*GIVEN INFORMATION*:

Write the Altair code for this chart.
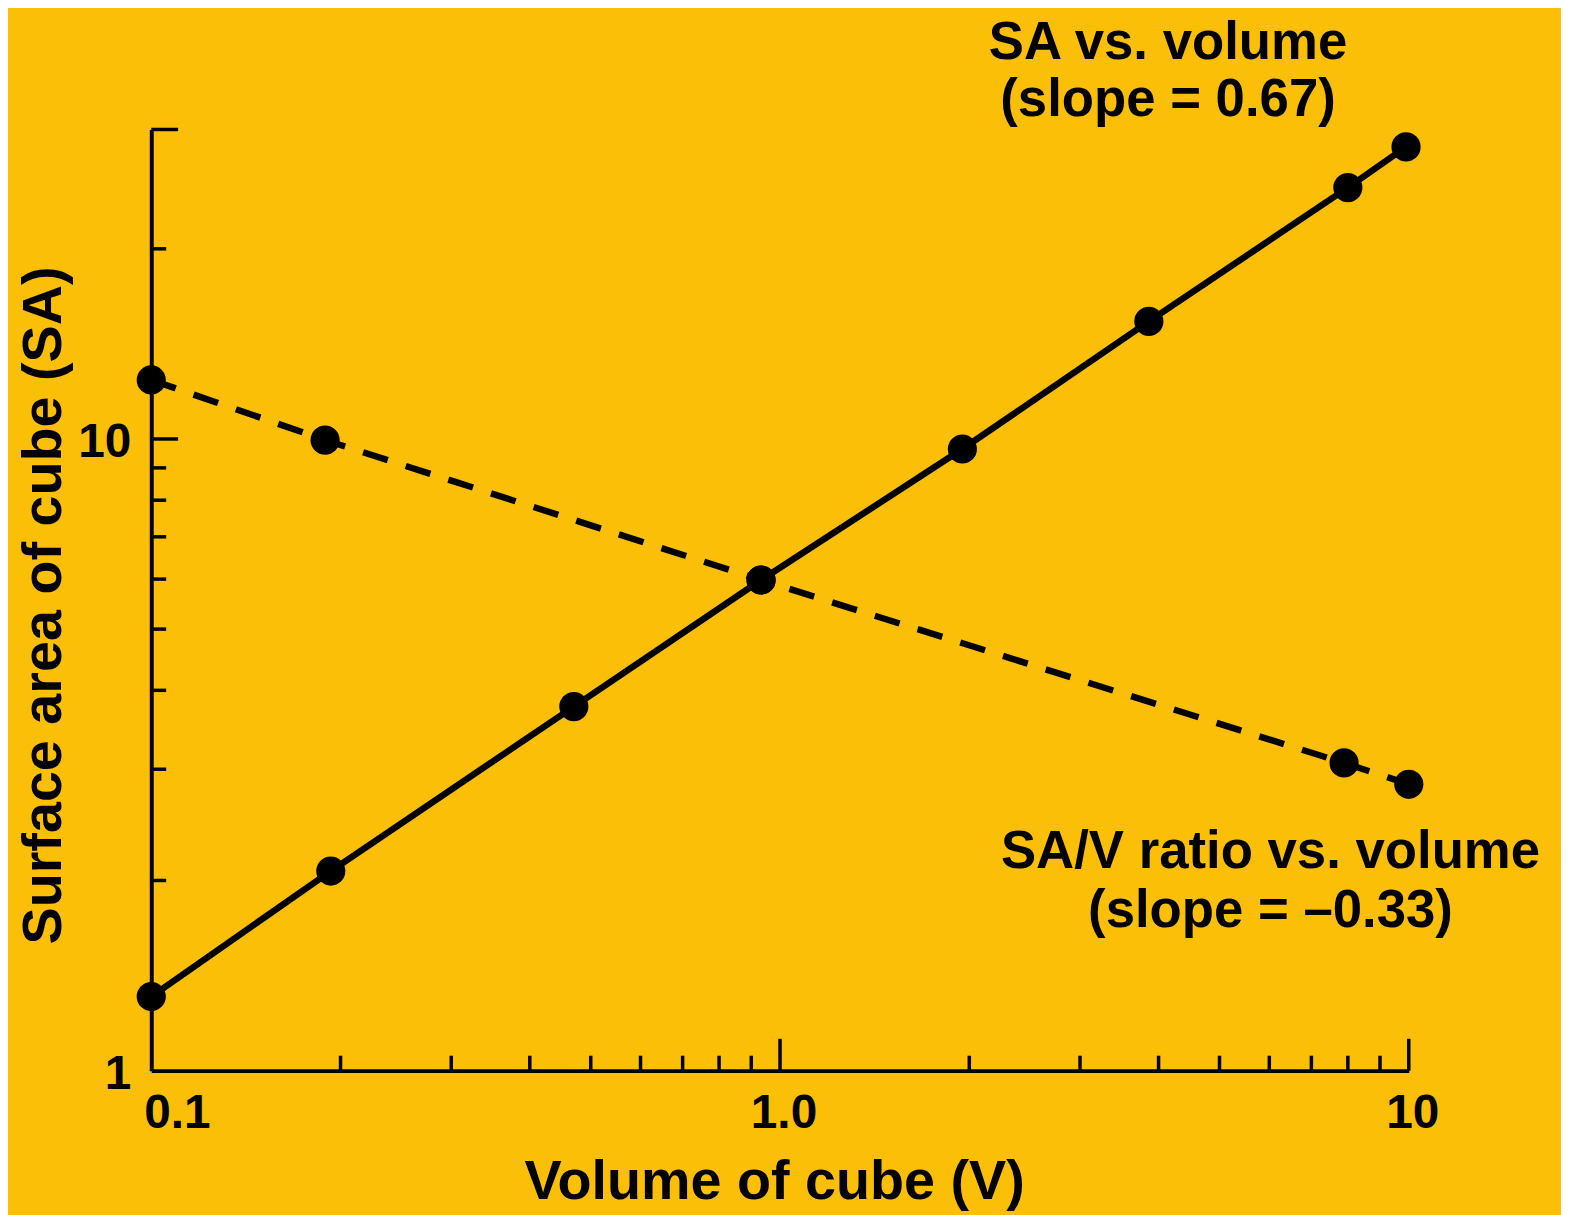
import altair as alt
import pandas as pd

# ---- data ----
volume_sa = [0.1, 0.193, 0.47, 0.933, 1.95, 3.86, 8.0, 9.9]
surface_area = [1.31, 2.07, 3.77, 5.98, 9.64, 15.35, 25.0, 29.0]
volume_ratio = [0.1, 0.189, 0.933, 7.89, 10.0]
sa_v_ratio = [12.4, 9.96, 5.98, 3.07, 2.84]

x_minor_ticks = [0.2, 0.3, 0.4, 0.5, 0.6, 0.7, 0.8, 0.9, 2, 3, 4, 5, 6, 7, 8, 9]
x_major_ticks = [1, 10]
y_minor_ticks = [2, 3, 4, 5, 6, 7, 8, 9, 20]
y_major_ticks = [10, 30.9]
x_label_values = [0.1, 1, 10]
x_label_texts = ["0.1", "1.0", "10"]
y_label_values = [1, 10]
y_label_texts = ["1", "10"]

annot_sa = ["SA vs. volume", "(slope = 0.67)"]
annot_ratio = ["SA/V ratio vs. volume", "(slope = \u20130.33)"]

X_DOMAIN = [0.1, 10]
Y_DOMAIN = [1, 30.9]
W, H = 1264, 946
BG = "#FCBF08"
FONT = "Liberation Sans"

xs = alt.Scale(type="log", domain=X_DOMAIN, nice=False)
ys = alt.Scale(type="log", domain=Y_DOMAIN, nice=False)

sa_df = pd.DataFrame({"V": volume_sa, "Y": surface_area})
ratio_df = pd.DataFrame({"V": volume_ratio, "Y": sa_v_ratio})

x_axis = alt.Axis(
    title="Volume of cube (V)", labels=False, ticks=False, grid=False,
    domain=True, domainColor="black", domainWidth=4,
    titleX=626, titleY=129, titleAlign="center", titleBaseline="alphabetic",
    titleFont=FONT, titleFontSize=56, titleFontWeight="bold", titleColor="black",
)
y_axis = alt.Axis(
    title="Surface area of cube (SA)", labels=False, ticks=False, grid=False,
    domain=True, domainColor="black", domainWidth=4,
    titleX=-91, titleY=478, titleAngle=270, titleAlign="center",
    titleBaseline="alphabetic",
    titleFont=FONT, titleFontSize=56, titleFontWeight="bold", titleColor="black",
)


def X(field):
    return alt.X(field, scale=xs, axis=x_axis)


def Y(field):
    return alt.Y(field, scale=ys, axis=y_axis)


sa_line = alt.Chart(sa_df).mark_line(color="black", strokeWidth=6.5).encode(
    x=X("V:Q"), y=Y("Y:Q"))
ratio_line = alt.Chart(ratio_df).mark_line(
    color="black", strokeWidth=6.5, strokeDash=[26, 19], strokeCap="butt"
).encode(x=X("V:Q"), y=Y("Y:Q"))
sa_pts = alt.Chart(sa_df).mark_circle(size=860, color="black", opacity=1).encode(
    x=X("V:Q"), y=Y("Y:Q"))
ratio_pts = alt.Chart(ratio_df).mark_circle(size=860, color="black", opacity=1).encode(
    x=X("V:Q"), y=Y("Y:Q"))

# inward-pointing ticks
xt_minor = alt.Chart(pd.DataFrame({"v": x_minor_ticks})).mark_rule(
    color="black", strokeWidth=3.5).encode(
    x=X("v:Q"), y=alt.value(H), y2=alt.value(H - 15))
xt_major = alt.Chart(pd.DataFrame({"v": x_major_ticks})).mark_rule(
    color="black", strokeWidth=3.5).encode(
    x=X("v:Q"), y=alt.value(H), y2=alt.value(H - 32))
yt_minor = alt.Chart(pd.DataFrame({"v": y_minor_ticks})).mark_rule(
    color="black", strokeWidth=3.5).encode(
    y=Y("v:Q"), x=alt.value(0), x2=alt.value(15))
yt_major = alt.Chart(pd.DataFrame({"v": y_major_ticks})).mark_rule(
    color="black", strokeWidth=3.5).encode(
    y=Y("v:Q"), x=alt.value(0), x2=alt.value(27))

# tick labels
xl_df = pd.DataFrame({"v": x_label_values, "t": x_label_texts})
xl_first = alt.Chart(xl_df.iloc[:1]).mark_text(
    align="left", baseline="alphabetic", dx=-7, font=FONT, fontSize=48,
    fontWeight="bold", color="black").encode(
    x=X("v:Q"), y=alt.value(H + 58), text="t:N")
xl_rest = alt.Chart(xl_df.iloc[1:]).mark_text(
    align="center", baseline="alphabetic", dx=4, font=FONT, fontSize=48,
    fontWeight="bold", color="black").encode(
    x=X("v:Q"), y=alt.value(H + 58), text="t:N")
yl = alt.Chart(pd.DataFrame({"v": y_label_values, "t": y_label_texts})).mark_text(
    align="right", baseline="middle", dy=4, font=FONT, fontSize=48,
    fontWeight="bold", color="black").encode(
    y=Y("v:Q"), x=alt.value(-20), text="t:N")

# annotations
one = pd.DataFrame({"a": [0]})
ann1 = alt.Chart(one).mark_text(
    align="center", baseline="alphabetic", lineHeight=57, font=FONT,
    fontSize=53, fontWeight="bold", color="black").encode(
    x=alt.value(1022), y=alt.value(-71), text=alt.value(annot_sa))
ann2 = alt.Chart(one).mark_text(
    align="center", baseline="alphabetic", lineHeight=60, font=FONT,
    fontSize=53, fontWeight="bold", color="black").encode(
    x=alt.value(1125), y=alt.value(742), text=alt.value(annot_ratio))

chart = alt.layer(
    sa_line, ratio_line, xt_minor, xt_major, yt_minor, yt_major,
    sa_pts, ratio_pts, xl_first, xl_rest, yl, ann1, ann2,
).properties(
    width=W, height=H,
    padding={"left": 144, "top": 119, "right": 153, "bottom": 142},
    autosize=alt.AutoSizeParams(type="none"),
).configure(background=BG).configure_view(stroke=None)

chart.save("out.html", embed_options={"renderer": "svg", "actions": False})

==

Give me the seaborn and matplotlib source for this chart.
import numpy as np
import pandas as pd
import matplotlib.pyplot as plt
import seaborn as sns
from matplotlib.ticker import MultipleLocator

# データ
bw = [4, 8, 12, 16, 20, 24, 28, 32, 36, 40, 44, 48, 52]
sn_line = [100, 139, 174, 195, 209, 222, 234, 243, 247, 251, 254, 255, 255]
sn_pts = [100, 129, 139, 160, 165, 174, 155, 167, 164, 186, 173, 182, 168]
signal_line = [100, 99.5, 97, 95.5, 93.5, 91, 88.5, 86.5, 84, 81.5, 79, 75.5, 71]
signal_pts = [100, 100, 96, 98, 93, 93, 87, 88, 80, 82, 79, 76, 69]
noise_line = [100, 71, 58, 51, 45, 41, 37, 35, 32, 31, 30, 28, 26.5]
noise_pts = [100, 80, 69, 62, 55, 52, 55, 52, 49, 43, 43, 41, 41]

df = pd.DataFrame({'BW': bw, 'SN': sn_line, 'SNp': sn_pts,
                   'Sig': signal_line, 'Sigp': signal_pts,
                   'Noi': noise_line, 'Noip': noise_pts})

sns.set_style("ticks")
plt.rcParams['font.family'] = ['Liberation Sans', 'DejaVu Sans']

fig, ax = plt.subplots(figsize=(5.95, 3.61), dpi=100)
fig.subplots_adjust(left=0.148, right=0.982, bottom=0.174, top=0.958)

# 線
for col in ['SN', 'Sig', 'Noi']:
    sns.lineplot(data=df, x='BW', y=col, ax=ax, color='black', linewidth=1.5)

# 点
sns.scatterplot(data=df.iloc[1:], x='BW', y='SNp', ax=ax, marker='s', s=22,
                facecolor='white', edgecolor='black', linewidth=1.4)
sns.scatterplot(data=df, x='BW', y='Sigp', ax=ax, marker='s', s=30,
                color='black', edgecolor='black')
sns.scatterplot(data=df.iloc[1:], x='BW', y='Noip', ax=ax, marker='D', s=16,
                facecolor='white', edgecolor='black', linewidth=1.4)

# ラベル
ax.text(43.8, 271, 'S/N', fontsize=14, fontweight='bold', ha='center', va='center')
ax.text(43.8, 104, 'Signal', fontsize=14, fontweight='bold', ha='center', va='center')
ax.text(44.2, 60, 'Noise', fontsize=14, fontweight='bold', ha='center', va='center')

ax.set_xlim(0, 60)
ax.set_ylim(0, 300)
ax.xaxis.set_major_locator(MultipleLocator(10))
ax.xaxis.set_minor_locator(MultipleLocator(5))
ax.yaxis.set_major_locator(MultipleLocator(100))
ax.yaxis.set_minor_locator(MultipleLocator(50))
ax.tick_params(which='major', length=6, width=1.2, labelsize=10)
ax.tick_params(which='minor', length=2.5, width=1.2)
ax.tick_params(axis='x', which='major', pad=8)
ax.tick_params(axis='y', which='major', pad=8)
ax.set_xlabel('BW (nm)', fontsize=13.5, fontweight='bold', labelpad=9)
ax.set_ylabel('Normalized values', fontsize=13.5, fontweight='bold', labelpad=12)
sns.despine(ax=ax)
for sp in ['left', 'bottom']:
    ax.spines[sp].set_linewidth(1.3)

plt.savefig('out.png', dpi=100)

*WHAT IS BEING ASKED*: Using the data above, print only the lines starting at the one with "Write the Altair code for this chart." and ending at the one with "sa_v_ratio = [12.4, 9.96, 5.98, 3.07, 2.84]", exactly as they stand, minus the pictures.

*FINAL ANSWER*:
Write the Altair code for this chart.
import altair as alt
import pandas as pd

# ---- data ----
volume_sa = [0.1, 0.193, 0.47, 0.933, 1.95, 3.86, 8.0, 9.9]
surface_area = [1.31, 2.07, 3.77, 5.98, 9.64, 15.35, 25.0, 29.0]
volume_ratio = [0.1, 0.189, 0.933, 7.89, 10.0]
sa_v_ratio = [12.4, 9.96, 5.98, 3.07, 2.84]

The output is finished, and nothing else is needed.